Bizim bütün aydınlarımızı Türk kontrgerillası öldürdü…

Kıbrıslı Cumhuriyeti’nin yaşamasını savunduğu için TC Özel Harp Dairesi’nin buradaki elemanları tarafından öldürüldü Ayhan Hikmet ve Ahmet Muzaffer Gürkan…

Şu anda bize elektrik veren Kıbrıslı Cumhuriyeti’nin yaşamasını savunduğu için öldürüldü yatağında uyurken Ayhan Hikmet 23 Nisan 1962’de…

Üniter Kıbrıs Cumhuriyeti’nin Elektrik İdaresi’nin (AİK) bütün Kıbrıs için elektrik üretmesini savunduğu için öldürüldü Ahmet Muzaffer Gürkan arabasında 23 Nisan 1962’de…

NATO’nun yıkmak istediği Cumhuriyet’in yaşamasını savundukları için öldürüldüler NATO’nun Gladyosu tarafından…

Kıbrıs Cumhuriyeti yaşıyor, Türkiye de o cumhuriyetin %36 toprağını işgali altında tutuyor…

Türkiye’nin işgali altında tuttuğu bölge İstanbul’un bir semti kadar bir yerdir. Türkiye istese burası ışıl ışıl olurdu ama karanlıktayız! Bu kadarcık yerin elektrik sorununu çözmedi TC Devleti ve çözmek isteyen Kıbrıslıları da engeller 49 senedir…

1974’ten beridir Kıbrıs’ın kuzeyini işgali altında tutan ve yöneten Türkiye Cumhuriyeti Devleti 49 senede elektrik sorununu bilinçli olarak çözmediği için “Rumun elektriği” akıyor şu an kabloların içinde…
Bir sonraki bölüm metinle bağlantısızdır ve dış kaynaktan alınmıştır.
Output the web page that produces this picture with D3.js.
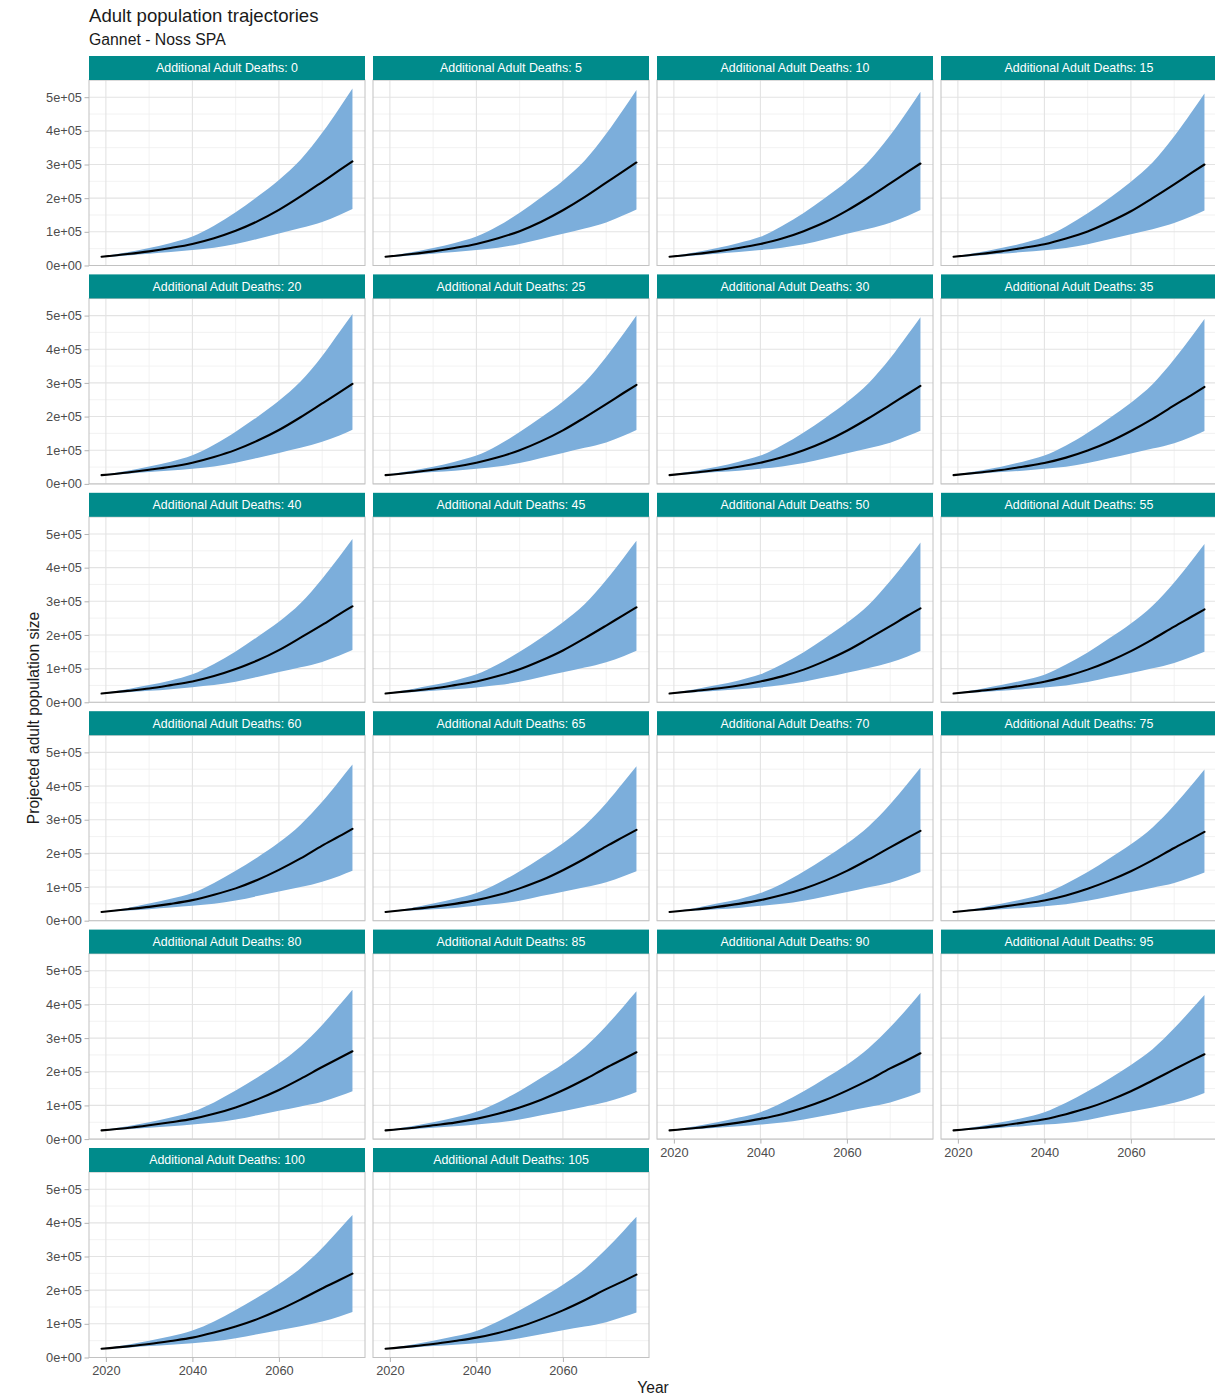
<!DOCTYPE html>
<html>
<head>
<meta charset="utf-8">
<script src="https://cdn.jsdelivr.net/npm/d3@7"></script>
<style>
  body { margin: 0; background: #ffffff; }
  svg text { font-family: "Liberation Sans", Arial, sans-serif; }
</style>
</head>
<body>
<svg id="chart" width="1215" height="1396"></svg>
<script>
// Additional adult deaths per year, one facet each
const deaths = [0, 5, 10, 15, 20, 25, 30, 35, 40, 45, 50, 55, 60, 65, 70, 75, 80, 85, 90, 95, 100, 105];

// Projection years sampled for the trajectories
const years = [2019, 2025, 2030, 2035, 2040, 2045, 2050, 2055, 2060, 2065, 2070, 2074, 2077];

// Median projected adult population (thousands), one row per facet
const medianK = [
  [26, 34, 42, 52, 64, 81, 103, 131, 165, 205, 248, 283, 309],
  [26, 34, 42, 52, 64, 81, 102, 130, 164, 203, 246, 280, 306],
  [26, 34, 42, 52, 64, 80, 102, 129, 163, 202, 244, 278, 303],
  [26, 34, 42, 52, 63, 80, 101, 129, 161, 200, 241, 275, 300],
  [26, 34, 42, 51, 63, 80, 101, 128, 160, 198, 239, 272, 297],
  [26, 34, 42, 51, 63, 79, 100, 127, 159, 197, 237, 270, 294],
  [26, 34, 41, 51, 63, 79, 100, 126, 158, 195, 235, 267, 291],
  [26, 34, 41, 51, 62, 78, 99, 125, 157, 193, 233, 264, 288],
  [26, 34, 41, 51, 62, 78, 99, 124, 155, 192, 230, 262, 285],
  [26, 34, 41, 51, 62, 78, 98, 124, 154, 190, 228, 259, 282],
  [26, 34, 41, 50, 62, 77, 97, 123, 153, 189, 226, 257, 279],
  [26, 34, 41, 50, 61, 77, 97, 122, 152, 187, 225, 254, 276],
  [26, 34, 41, 50, 61, 77, 96, 121, 151, 185, 223, 251, 273],
  [26, 34, 41, 50, 61, 76, 96, 120, 150, 184, 221, 249, 270],
  [26, 33, 41, 50, 61, 76, 95, 119, 148, 182, 218, 246, 267],
  [26, 33, 41, 50, 60, 75, 95, 119, 147, 180, 216, 243, 264],
  [26, 33, 41, 50, 60, 75, 94, 118, 146, 179, 214, 241, 261],
  [26, 33, 41, 49, 60, 75, 94, 117, 145, 177, 212, 238, 258],
  [26, 33, 40, 49, 60, 74, 93, 116, 144, 175, 210, 235, 255],
  [26, 33, 40, 49, 59, 74, 92, 115, 142, 174, 207, 233, 252],
  [26, 33, 40, 49, 59, 74, 92, 114, 141, 172, 205, 230, 249],
  [26, 33, 40, 49, 59, 73, 91, 114, 140, 170, 203, 227, 246]
];

// Lower bound of the projection interval (thousands)
const lowerK = [
  [25, 30, 35, 40, 46, 53, 64, 79, 95, 111, 129, 150, 168],
  [25, 30, 35, 40, 46, 53, 64, 79, 94, 110, 128, 149, 166],
  [25, 30, 35, 40, 46, 53, 63, 78, 94, 109, 127, 147, 165],
  [25, 30, 35, 40, 45, 52, 63, 78, 93, 108, 126, 146, 163],
  [25, 30, 35, 40, 45, 52, 63, 77, 92, 107, 125, 144, 161],
  [25, 30, 35, 39, 45, 52, 62, 77, 92, 107, 123, 143, 160],
  [25, 30, 35, 39, 45, 52, 62, 76, 91, 106, 122, 142, 158],
  [25, 30, 35, 39, 45, 51, 62, 76, 90, 105, 121, 140, 157],
  [25, 30, 34, 39, 45, 51, 61, 75, 90, 104, 120, 139, 155],
  [25, 30, 34, 39, 44, 51, 61, 75, 89, 103, 119, 137, 153],
  [25, 30, 34, 39, 44, 51, 61, 74, 88, 102, 118, 136, 152],
  [25, 30, 34, 39, 44, 50, 60, 74, 87, 101, 117, 135, 150],
  [25, 30, 34, 39, 44, 50, 60, 73, 87, 100, 116, 133, 148],
  [25, 30, 34, 38, 44, 50, 59, 73, 86, 99, 114, 132, 147],
  [25, 30, 34, 38, 44, 50, 59, 72, 85, 99, 113, 130, 145],
  [25, 30, 34, 38, 43, 49, 59, 72, 85, 98, 112, 129, 143],
  [25, 29, 34, 38, 43, 49, 58, 71, 84, 97, 111, 128, 142],
  [25, 29, 34, 38, 43, 49, 58, 71, 83, 96, 110, 126, 140],
  [25, 29, 34, 38, 43, 49, 58, 70, 83, 95, 109, 125, 139],
  [25, 29, 34, 38, 43, 48, 57, 70, 82, 94, 108, 123, 137],
  [25, 29, 34, 38, 42, 48, 57, 69, 81, 93, 107, 122, 135],
  [25, 29, 34, 38, 42, 48, 57, 69, 81, 92, 105, 121, 134]
];

// Upper bound of the projection interval (thousands)
const upperK = [
  [27, 39, 52, 67, 86, 118, 158, 204, 254, 314, 394, 468, 526],
  [27, 39, 52, 67, 86, 117, 157, 203, 252, 311, 391, 464, 521],
  [27, 39, 52, 67, 85, 117, 156, 201, 250, 309, 387, 459, 516],
  [27, 39, 52, 66, 85, 116, 155, 200, 249, 306, 384, 455, 511],
  [27, 39, 52, 66, 85, 116, 155, 199, 247, 304, 380, 451, 505],
  [27, 39, 51, 66, 84, 115, 154, 198, 245, 301, 377, 446, 500],
  [27, 39, 51, 66, 84, 115, 153, 196, 243, 299, 373, 442, 495],
  [27, 39, 51, 66, 84, 114, 152, 195, 241, 296, 370, 437, 490],
  [27, 39, 51, 65, 83, 114, 151, 194, 239, 294, 367, 433, 485],
  [27, 39, 51, 65, 83, 113, 150, 192, 238, 291, 363, 429, 480],
  [27, 39, 51, 65, 83, 113, 149, 191, 236, 289, 360, 424, 475],
  [27, 39, 51, 65, 82, 112, 148, 190, 234, 287, 356, 420, 470],
  [27, 38, 51, 65, 82, 112, 148, 188, 232, 285, 353, 416, 464],
  [27, 38, 51, 65, 82, 111, 147, 187, 230, 282, 349, 411, 459],
  [27, 38, 51, 64, 82, 110, 146, 186, 229, 280, 346, 407, 454],
  [27, 38, 50, 64, 81, 110, 145, 185, 227, 277, 343, 402, 449],
  [27, 38, 50, 64, 81, 109, 144, 183, 225, 275, 339, 398, 444],
  [27, 38, 50, 64, 81, 109, 143, 182, 223, 272, 336, 394, 439],
  [27, 38, 50, 64, 80, 108, 142, 181, 221, 270, 332, 389, 434],
  [27, 38, 50, 63, 80, 108, 142, 179, 220, 267, 329, 385, 428],
  [27, 38, 50, 63, 80, 107, 141, 178, 218, 265, 325, 381, 423],
  [27, 38, 50, 63, 79, 107, 140, 177, 216, 262, 322, 376, 418]
];

// Axis breaks and labels
const xTicks = [2020, 2040, 2060];
const xMinorTicks = [2030, 2050, 2070];
const yTicks = [0, 100000, 200000, 300000, 400000, 500000];
const yTickLabels = ["0e+00", "1e+05", "2e+05", "3e+05", "4e+05", "5e+05"];
const yMinorTicks = [50000, 150000, 250000, 350000, 450000, 550000];

// ---- layout ----
const nCol = 4;
const panelW = 276, panelH = 185.5, stripH = 24;
const colStep = 284, rowStep = 218.4;
const left0 = 89, top0 = 56;

const svg = d3.select("#chart");

// Shared scales (fixed across facets), padded 5% either side of the data range
const allVals = lowerK.flat().concat(upperK.flat()).map(v => v * 1000);
const [yLo, yHi] = d3.extent(allVals);
const yPad = (yHi - yLo) * 0.05;
const y = d3.scaleLinear().domain([yLo - yPad, yHi + yPad]).range([panelH, 0]);

const xPad = (years[years.length - 1] - years[0]) * 0.05;
const x = d3.scaleLinear()
  .domain([years[0] - xPad, years[years.length - 1] + xPad])
  .range([0, panelW]);

const band = d3.area()
  .curve(d3.curveMonotoneX)
  .x(d => x(d.year))
  .y0(d => y(d.lo))
  .y1(d => y(d.hi));

const medLine = d3.line()
  .curve(d3.curveMonotoneX)
  .x(d => x(d.year))
  .y(d => y(d.med));

// Titles
svg.append("text")
  .attr("x", 89).attr("y", 22)
  .attr("font-size", 18.6).attr("fill", "#1a1a1a")
  .text("Adult population trajectories");
svg.append("text")
  .attr("x", 89).attr("y", 45)
  .attr("font-size", 15.8).attr("fill", "#1a1a1a")
  .text("Gannet - Noss SPA");

deaths.forEach((dth, i) => {
  const row = Math.floor(i / nCol), col = i % nCol;
  const gx = left0 + col * colStep;
  const gy = top0 + row * rowStep + stripH;
  const g = svg.append("g").attr("transform", `translate(${gx},${gy})`);

  const rows = years.map((yr, j) => ({
    year: yr,
    med: medianK[i][j] * 1000,
    lo: lowerK[i][j] * 1000,
    hi: upperK[i][j] * 1000
  }));

  g.append("rect").attr("width", panelW).attr("height", panelH).attr("fill", "#ffffff");

  // grid
  const grid = g.append("g");
  grid.selectAll(".xmin").data(xMinorTicks).join("line")
    .attr("x1", d => x(d)).attr("x2", d => x(d)).attr("y1", 0).attr("y2", panelH)
    .attr("stroke", "#efefef").attr("stroke-width", 0.8);
  grid.selectAll(".ymin").data(yMinorTicks).join("line")
    .attr("y1", d => y(d)).attr("y2", d => y(d)).attr("x1", 0).attr("x2", panelW)
    .attr("stroke", "#efefef").attr("stroke-width", 0.8);
  grid.selectAll(".xmaj").data(xTicks).join("line")
    .attr("x1", d => x(d)).attr("x2", d => x(d)).attr("y1", 0).attr("y2", panelH)
    .attr("stroke", "#e3e3e3").attr("stroke-width", 1.1);
  grid.selectAll(".ymaj").data(yTicks).join("line")
    .attr("y1", d => y(d)).attr("y2", d => y(d)).attr("x1", 0).attr("x2", panelW)
    .attr("stroke", "#e3e3e3").attr("stroke-width", 1.1);

  // interval ribbon and median trajectory
  g.append("path").datum(rows).attr("d", band).attr("fill", "#7caedb");
  g.append("path").datum(rows).attr("d", medLine)
    .attr("fill", "none").attr("stroke", "#000000").attr("stroke-width", 2.1)
    .attr("stroke-linejoin", "round").attr("stroke-linecap", "round");

  // panel border
  g.append("rect").attr("width", panelW).attr("height", panelH)
    .attr("fill", "none").attr("stroke", "#c2c2c2").attr("stroke-width", 1);

  // strip
  g.append("rect").attr("x", 0).attr("y", -stripH).attr("width", panelW).attr("height", stripH)
    .attr("fill", "#008b8b");
  g.append("text")
    .attr("x", panelW / 2).attr("y", -stripH / 2).attr("dy", "0.36em")
    .attr("text-anchor", "middle").attr("font-size", 12.4).attr("fill", "#ffffff")
    .text(`Additional Adult Deaths: ${dth}`);

  // y axis on the first column
  if (col === 0) {
    const ay = g.append("g").call(
      d3.axisLeft(y).tickValues(yTicks)
        .tickFormat((d, k) => yTickLabels[k])
        .tickSize(4.5).tickPadding(2.5)
    );
    ay.select(".domain").remove();
    ay.selectAll(".tick line").attr("stroke", "#b3b3b3");
    ay.selectAll(".tick text").attr("fill", "#4d4d4d").attr("font-size", 12.8)
      .attr("font-family", "Liberation Sans, Arial, sans-serif");
  }

  // x axis under the lowest facet of each column
  if (i + nCol >= deaths.length) {
    const ax = g.append("g").attr("transform", `translate(0,${panelH})`).call(
      d3.axisBottom(x).tickValues(xTicks).tickFormat(d3.format("d"))
        .tickSize(4.5).tickPadding(4)
    );
    ax.select(".domain").remove();
    ax.selectAll(".tick line").attr("stroke", "#b3b3b3");
    ax.selectAll(".tick text").attr("fill", "#4d4d4d").attr("font-size", 12.8)
      .attr("font-family", "Liberation Sans, Arial, sans-serif");
  }
});

// Axis titles
svg.append("text")
  .attr("transform", "translate(39,718) rotate(-90)")
  .attr("text-anchor", "middle").attr("font-size", 15.6).attr("fill", "#1a1a1a")
  .text("Projected adult population size");
svg.append("text")
  .attr("x", 653).attr("y", 1393)
  .attr("text-anchor", "middle").attr("font-size", 15.6).attr("fill", "#1a1a1a")
  .text("Year");
</script>
</body>
</html>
1974’te TC Dışişleri Bakanı Turan Güneş’in “Kıbrıs Valim” dediği Asaf İnhan’dan beridir Kıbrıs’ın işgal bölgesini Ankara’dan atanan valiler yönetir…
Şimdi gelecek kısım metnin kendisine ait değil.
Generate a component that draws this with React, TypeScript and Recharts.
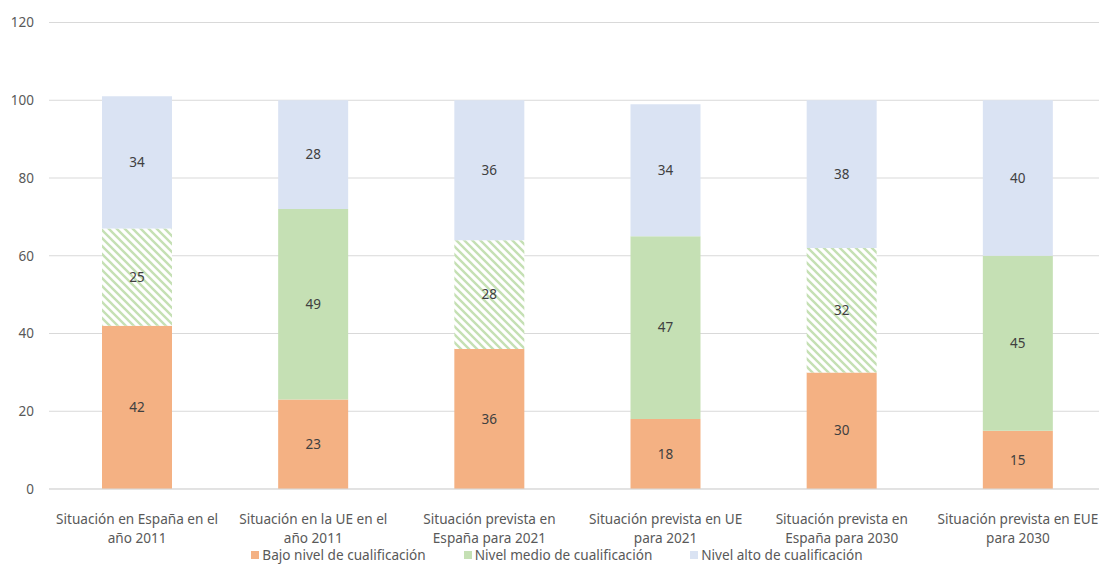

49 senelik elektrik sorunundan “işbirlikçi hükümetler” değil, sömürge valileri sorumludur.

Size bu yazıyı Kıbrıslı Cumhuriyeti’nin verdiği elektrikle yazdım…

Muhtaç olduğunuz kudret Kıbrıs Cumhuriyeti ortaklığında mevcuttur!

Tek vatan, tek bayrak, tek devlet, tek halk ve tek elektrik kurumu!